Short exercise: Tally every line featuring "with", then give that tally alone.

Stored data:
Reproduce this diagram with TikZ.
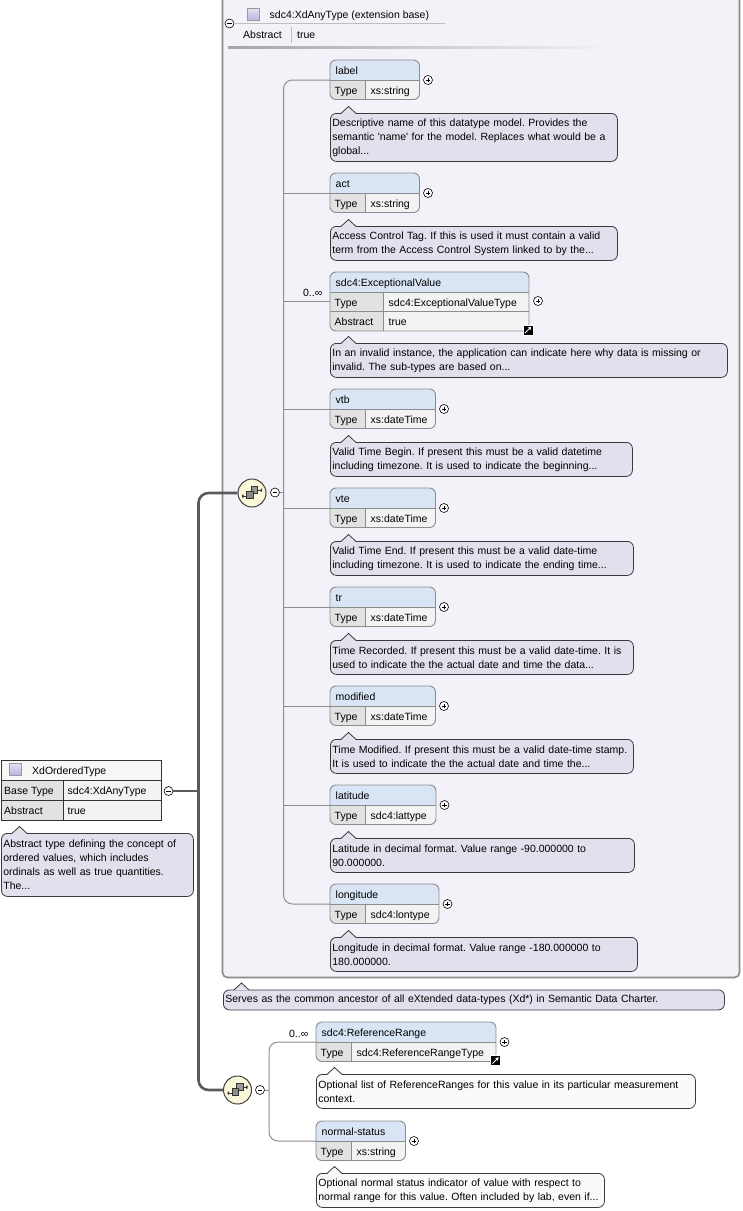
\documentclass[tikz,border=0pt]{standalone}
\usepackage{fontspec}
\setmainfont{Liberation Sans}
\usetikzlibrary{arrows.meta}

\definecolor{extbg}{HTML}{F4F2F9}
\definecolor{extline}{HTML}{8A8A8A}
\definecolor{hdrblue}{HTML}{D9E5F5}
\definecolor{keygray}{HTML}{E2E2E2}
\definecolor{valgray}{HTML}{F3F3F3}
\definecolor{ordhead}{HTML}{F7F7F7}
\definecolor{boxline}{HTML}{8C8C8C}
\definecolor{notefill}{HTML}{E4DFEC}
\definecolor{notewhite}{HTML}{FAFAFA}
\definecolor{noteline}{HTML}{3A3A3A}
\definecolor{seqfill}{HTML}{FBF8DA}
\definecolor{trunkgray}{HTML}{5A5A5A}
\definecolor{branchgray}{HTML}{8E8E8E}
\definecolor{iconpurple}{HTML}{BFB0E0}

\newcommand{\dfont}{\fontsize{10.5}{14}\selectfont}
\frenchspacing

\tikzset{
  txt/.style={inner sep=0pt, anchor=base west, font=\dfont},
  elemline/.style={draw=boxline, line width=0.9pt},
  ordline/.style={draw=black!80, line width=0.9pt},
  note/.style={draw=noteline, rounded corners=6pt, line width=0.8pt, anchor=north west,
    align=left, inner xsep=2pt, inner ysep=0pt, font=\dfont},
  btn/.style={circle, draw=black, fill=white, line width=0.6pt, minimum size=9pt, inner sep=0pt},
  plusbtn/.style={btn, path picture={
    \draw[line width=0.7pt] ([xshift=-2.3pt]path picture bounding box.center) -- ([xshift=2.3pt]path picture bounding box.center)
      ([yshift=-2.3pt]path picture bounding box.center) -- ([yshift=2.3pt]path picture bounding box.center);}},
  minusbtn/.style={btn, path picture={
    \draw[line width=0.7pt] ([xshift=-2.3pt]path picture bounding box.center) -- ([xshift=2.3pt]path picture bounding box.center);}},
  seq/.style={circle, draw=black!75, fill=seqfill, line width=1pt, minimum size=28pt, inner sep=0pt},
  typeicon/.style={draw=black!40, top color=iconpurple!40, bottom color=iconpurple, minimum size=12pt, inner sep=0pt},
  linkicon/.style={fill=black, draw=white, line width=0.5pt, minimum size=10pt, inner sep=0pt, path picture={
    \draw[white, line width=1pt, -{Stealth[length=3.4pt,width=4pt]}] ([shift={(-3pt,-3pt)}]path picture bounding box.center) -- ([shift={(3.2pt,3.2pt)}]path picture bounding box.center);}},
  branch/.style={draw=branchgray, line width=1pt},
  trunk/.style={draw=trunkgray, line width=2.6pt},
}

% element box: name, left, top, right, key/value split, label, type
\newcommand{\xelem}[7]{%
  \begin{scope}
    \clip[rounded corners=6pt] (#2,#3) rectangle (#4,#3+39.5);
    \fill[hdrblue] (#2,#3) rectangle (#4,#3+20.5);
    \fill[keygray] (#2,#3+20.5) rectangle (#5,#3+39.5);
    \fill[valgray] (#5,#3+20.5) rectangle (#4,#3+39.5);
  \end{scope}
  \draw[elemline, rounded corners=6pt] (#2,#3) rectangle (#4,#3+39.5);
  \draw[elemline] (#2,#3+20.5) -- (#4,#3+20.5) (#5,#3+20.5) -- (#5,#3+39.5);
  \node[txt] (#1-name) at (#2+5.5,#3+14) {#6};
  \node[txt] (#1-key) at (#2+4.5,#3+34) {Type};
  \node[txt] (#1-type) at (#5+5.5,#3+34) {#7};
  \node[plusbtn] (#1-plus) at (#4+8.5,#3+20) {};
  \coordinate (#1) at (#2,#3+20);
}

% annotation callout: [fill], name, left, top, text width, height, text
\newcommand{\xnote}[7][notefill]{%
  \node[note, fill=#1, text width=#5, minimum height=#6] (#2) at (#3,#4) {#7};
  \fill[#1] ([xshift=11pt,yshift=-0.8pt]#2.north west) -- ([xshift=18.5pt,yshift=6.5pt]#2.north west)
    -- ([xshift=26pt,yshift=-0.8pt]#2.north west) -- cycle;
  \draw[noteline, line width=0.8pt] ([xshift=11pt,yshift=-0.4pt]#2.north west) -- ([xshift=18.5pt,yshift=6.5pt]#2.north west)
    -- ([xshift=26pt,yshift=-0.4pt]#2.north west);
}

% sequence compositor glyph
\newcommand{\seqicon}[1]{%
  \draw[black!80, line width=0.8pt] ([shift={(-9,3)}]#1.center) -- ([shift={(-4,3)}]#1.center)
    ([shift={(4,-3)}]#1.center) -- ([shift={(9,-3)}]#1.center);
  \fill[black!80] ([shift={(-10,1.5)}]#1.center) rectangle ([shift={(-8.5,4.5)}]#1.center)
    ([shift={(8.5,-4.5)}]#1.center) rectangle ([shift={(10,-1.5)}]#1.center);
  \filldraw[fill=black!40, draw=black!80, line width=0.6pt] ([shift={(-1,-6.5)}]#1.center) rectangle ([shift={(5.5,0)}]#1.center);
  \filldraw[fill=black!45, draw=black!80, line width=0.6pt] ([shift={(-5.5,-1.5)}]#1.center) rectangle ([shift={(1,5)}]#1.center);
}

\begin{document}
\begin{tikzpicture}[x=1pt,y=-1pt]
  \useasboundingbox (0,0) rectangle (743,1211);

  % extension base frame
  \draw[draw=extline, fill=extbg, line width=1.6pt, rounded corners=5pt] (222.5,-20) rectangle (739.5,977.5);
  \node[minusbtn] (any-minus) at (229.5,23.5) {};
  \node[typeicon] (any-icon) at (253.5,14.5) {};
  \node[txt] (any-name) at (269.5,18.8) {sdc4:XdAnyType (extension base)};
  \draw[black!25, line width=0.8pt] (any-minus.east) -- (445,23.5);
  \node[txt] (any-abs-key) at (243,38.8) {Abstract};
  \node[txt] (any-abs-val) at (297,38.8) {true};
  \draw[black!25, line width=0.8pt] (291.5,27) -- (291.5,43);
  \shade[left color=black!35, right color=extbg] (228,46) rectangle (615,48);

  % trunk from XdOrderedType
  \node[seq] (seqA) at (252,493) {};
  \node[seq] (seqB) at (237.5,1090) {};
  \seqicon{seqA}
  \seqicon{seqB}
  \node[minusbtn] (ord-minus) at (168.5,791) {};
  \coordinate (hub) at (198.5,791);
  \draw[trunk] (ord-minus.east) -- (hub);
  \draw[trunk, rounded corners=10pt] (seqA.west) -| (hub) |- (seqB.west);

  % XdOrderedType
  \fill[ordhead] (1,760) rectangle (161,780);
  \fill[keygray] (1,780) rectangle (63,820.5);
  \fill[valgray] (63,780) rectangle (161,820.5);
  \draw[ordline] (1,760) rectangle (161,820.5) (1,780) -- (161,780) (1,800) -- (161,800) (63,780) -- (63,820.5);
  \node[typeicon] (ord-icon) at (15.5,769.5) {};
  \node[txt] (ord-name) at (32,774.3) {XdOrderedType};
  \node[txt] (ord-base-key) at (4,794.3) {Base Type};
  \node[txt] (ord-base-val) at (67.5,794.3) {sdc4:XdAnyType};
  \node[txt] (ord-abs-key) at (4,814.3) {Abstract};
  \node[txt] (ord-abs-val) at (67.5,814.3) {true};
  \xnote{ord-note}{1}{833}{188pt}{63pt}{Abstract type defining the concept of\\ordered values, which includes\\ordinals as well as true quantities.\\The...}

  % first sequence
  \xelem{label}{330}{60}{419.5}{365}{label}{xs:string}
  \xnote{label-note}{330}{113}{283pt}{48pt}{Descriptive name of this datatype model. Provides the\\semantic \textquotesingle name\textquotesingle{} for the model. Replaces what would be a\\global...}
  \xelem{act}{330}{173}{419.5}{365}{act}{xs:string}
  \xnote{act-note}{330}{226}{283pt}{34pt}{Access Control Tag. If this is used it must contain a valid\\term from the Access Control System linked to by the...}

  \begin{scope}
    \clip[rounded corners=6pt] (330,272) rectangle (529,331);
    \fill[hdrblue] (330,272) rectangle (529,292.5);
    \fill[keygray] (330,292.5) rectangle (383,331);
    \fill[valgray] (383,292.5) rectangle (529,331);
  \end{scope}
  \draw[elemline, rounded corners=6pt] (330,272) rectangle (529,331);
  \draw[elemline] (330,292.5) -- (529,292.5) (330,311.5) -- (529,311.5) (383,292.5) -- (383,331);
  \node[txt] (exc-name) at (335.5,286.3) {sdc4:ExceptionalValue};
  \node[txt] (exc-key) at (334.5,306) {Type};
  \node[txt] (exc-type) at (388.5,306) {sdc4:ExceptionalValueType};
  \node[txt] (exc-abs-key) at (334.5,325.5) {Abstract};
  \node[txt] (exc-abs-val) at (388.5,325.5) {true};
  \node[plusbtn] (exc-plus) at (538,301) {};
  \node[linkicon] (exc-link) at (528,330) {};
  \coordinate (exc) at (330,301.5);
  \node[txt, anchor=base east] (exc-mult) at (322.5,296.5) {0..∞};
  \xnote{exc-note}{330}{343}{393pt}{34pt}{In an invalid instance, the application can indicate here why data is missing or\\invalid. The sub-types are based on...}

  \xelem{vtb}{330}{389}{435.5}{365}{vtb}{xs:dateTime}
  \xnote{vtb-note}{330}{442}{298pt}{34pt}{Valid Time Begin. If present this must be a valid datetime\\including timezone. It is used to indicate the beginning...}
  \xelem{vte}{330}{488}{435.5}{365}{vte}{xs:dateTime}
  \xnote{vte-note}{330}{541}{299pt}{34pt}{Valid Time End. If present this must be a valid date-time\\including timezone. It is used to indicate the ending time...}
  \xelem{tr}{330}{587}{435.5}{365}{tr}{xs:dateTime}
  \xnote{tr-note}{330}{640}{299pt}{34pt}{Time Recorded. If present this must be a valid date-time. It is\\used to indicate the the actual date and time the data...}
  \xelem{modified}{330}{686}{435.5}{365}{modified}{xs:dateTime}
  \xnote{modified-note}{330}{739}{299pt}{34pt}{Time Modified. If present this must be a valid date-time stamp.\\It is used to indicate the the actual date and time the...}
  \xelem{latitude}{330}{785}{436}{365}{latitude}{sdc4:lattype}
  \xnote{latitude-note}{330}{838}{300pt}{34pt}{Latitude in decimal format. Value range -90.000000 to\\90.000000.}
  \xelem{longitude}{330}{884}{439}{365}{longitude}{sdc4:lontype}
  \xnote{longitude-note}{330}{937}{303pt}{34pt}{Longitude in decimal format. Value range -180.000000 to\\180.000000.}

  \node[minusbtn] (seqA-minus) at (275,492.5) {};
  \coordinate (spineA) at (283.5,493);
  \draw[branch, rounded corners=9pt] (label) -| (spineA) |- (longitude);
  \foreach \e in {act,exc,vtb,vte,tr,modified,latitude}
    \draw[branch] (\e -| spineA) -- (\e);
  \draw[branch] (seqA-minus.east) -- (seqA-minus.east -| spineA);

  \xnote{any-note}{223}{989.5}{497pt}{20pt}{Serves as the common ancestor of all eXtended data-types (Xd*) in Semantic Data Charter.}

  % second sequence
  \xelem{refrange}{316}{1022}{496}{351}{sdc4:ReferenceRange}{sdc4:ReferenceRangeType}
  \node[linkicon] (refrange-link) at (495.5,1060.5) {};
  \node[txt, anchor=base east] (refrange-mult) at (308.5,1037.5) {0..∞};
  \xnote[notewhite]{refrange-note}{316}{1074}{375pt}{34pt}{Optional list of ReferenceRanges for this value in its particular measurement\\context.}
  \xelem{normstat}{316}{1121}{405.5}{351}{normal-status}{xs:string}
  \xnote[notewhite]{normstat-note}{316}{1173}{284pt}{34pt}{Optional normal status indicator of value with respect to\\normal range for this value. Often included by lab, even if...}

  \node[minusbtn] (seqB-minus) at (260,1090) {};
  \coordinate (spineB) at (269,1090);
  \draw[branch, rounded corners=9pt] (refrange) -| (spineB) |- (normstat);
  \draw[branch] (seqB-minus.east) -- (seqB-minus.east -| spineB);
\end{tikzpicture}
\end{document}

Answer to this task: 2